BEGIN Dataset records
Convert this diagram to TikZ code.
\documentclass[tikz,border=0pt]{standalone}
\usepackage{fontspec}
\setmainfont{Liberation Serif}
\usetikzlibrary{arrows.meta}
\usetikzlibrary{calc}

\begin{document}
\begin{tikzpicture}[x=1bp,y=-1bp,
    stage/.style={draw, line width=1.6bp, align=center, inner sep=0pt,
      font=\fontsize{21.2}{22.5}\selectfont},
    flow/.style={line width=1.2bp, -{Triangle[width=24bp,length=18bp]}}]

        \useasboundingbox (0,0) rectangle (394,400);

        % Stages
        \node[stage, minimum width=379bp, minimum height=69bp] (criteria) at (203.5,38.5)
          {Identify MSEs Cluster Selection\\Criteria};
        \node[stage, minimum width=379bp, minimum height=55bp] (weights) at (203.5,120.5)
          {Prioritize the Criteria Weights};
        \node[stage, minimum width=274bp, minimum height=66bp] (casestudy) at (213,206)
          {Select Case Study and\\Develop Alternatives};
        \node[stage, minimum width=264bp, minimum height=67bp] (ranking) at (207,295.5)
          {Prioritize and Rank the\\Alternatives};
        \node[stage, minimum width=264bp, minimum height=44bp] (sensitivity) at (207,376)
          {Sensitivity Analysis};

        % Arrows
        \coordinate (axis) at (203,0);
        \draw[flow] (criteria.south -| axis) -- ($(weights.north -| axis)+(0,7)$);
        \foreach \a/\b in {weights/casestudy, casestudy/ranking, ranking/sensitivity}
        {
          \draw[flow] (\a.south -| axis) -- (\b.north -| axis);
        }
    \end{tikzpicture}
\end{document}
END Dataset records
BEGIN Dataset records
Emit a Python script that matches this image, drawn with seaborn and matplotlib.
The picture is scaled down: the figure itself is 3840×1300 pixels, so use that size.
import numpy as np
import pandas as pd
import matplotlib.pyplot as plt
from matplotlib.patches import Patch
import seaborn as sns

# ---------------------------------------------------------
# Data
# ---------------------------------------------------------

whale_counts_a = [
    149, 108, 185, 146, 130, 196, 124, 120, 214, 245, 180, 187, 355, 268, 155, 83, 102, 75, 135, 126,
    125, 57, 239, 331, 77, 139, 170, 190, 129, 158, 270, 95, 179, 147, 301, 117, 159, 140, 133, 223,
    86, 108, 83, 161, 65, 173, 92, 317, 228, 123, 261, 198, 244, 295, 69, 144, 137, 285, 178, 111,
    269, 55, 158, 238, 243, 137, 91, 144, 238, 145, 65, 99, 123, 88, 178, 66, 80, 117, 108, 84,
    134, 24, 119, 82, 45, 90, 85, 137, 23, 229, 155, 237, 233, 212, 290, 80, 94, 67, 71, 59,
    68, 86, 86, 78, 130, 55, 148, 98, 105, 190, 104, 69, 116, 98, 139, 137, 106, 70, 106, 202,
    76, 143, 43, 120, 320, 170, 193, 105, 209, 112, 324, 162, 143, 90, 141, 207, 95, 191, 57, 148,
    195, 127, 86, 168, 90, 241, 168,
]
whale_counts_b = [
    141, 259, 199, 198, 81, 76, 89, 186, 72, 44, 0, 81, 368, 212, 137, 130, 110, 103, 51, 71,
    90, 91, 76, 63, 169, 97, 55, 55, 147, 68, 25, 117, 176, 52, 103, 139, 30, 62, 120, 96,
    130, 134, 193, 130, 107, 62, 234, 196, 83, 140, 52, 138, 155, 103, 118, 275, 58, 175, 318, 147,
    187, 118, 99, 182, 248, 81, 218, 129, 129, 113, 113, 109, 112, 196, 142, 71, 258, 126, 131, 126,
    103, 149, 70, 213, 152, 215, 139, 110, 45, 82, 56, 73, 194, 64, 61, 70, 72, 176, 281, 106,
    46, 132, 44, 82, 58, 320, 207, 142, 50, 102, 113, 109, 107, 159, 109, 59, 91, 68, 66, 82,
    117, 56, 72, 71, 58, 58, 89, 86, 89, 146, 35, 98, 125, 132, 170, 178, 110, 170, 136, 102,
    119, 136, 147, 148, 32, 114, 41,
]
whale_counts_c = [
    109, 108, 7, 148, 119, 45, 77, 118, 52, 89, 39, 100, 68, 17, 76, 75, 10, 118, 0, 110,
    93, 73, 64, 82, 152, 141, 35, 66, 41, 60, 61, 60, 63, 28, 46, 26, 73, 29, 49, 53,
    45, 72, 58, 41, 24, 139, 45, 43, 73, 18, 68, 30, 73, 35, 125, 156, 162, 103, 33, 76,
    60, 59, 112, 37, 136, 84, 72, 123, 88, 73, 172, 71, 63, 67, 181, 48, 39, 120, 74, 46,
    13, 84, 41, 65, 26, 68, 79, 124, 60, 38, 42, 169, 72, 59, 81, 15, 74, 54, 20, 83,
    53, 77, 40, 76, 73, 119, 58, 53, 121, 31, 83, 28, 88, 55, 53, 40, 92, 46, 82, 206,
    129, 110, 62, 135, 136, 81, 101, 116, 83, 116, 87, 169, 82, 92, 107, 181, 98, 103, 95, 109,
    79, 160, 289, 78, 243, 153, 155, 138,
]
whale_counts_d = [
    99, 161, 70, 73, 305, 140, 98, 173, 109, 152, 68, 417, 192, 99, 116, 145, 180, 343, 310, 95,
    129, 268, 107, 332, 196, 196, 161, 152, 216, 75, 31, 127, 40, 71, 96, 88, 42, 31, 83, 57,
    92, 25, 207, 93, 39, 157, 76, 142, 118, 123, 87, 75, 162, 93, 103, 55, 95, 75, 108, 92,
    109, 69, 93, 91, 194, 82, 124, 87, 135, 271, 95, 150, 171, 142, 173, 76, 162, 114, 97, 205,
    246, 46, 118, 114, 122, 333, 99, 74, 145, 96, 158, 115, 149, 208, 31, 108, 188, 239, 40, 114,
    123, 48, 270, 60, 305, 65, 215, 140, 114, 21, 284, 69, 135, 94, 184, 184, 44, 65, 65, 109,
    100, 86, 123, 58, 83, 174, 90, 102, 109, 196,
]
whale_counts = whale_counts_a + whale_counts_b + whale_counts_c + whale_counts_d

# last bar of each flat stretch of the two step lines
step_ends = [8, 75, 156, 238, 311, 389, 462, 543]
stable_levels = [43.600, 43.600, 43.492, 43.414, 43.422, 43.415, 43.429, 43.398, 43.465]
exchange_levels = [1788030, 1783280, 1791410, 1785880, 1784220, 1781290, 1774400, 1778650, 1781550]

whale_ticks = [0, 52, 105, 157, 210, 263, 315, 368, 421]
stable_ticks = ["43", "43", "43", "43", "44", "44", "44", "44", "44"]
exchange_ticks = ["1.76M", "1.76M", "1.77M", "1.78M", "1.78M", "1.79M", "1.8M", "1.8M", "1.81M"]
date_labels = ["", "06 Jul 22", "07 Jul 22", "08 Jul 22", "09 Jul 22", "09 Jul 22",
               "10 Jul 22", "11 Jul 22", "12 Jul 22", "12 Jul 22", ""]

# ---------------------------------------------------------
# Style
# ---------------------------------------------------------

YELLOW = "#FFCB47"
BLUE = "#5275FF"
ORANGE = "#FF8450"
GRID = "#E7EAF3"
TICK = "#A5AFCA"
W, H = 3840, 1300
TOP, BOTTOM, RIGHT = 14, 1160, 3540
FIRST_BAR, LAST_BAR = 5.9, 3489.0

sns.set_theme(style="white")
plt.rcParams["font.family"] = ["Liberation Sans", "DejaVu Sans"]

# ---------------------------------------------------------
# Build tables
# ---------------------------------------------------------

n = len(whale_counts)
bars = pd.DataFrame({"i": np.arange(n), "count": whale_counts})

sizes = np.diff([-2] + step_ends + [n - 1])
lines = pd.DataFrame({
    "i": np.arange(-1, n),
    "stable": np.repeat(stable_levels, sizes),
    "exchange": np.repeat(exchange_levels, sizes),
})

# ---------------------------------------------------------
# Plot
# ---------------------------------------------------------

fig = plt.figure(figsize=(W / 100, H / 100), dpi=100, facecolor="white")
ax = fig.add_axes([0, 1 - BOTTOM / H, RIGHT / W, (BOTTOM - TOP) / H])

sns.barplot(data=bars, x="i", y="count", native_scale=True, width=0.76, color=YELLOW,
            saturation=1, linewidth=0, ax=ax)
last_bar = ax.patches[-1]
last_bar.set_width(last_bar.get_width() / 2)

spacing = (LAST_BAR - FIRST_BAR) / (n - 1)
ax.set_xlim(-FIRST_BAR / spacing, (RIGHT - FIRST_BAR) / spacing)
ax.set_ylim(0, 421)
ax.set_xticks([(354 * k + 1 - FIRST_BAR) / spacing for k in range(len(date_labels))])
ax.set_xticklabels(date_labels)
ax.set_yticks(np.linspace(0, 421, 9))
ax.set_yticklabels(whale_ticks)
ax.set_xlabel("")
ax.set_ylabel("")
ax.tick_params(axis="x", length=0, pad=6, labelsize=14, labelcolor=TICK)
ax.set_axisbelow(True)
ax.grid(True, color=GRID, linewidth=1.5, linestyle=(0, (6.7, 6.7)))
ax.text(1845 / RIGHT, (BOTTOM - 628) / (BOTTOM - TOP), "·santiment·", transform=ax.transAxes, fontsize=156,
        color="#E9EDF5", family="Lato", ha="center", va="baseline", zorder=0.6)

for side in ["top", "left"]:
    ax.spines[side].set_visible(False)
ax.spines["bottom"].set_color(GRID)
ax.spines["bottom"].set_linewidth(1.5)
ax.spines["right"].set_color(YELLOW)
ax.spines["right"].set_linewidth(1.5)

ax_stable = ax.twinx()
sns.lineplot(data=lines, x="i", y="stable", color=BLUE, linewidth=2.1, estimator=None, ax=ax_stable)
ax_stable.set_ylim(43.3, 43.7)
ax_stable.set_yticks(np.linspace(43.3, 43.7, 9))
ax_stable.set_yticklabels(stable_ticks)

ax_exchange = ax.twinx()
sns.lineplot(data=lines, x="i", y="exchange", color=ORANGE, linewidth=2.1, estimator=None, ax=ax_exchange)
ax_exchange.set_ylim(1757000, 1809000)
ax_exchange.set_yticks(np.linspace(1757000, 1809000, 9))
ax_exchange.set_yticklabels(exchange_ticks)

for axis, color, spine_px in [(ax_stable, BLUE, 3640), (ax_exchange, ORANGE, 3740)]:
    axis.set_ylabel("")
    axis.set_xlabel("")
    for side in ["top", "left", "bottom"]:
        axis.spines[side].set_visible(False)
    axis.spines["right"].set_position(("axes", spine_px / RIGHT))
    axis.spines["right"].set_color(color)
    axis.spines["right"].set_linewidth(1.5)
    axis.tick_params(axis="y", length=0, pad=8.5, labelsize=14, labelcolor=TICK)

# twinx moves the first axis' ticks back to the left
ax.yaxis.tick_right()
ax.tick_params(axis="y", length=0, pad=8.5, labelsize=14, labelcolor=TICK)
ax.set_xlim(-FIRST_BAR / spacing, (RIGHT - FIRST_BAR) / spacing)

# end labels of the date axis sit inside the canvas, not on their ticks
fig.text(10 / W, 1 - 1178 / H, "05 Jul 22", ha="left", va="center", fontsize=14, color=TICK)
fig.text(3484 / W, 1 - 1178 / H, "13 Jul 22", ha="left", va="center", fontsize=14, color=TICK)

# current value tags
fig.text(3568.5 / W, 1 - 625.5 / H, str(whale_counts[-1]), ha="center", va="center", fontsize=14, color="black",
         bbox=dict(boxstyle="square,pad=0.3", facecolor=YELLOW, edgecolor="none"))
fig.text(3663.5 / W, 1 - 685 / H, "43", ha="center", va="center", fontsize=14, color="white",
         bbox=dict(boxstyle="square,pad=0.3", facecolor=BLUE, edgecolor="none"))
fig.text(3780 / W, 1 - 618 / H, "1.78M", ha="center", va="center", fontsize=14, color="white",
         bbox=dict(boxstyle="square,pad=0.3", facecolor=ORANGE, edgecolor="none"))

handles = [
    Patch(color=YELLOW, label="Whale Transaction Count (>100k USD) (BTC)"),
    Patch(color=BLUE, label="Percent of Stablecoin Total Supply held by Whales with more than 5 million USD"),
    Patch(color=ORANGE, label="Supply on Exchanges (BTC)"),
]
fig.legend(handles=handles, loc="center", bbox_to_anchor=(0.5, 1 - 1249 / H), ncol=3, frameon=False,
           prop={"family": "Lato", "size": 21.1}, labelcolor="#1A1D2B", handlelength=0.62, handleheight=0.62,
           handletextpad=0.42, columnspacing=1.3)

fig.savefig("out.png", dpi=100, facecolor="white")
END Dataset records
◆ What needs to be done
Output the section opening with the line that has "Convert this diagram to TikZ code." and closing with the line that has "(0,0) rectangle (394,400);". Keep both end lines and leave out the rest.

◆ Reply
Convert this diagram to TikZ code.
\documentclass[tikz,border=0pt]{standalone}
\usepackage{fontspec}
\setmainfont{Liberation Serif}
\usetikzlibrary{arrows.meta}
\usetikzlibrary{calc}

\begin{document}
\begin{tikzpicture}[x=1bp,y=-1bp,
    stage/.style={draw, line width=1.6bp, align=center, inner sep=0pt,
      font=\fontsize{21.2}{22.5}\selectfont},
    flow/.style={line width=1.2bp, -{Triangle[width=24bp,length=18bp]}}]

        \useasboundingbox (0,0) rectangle (394,400);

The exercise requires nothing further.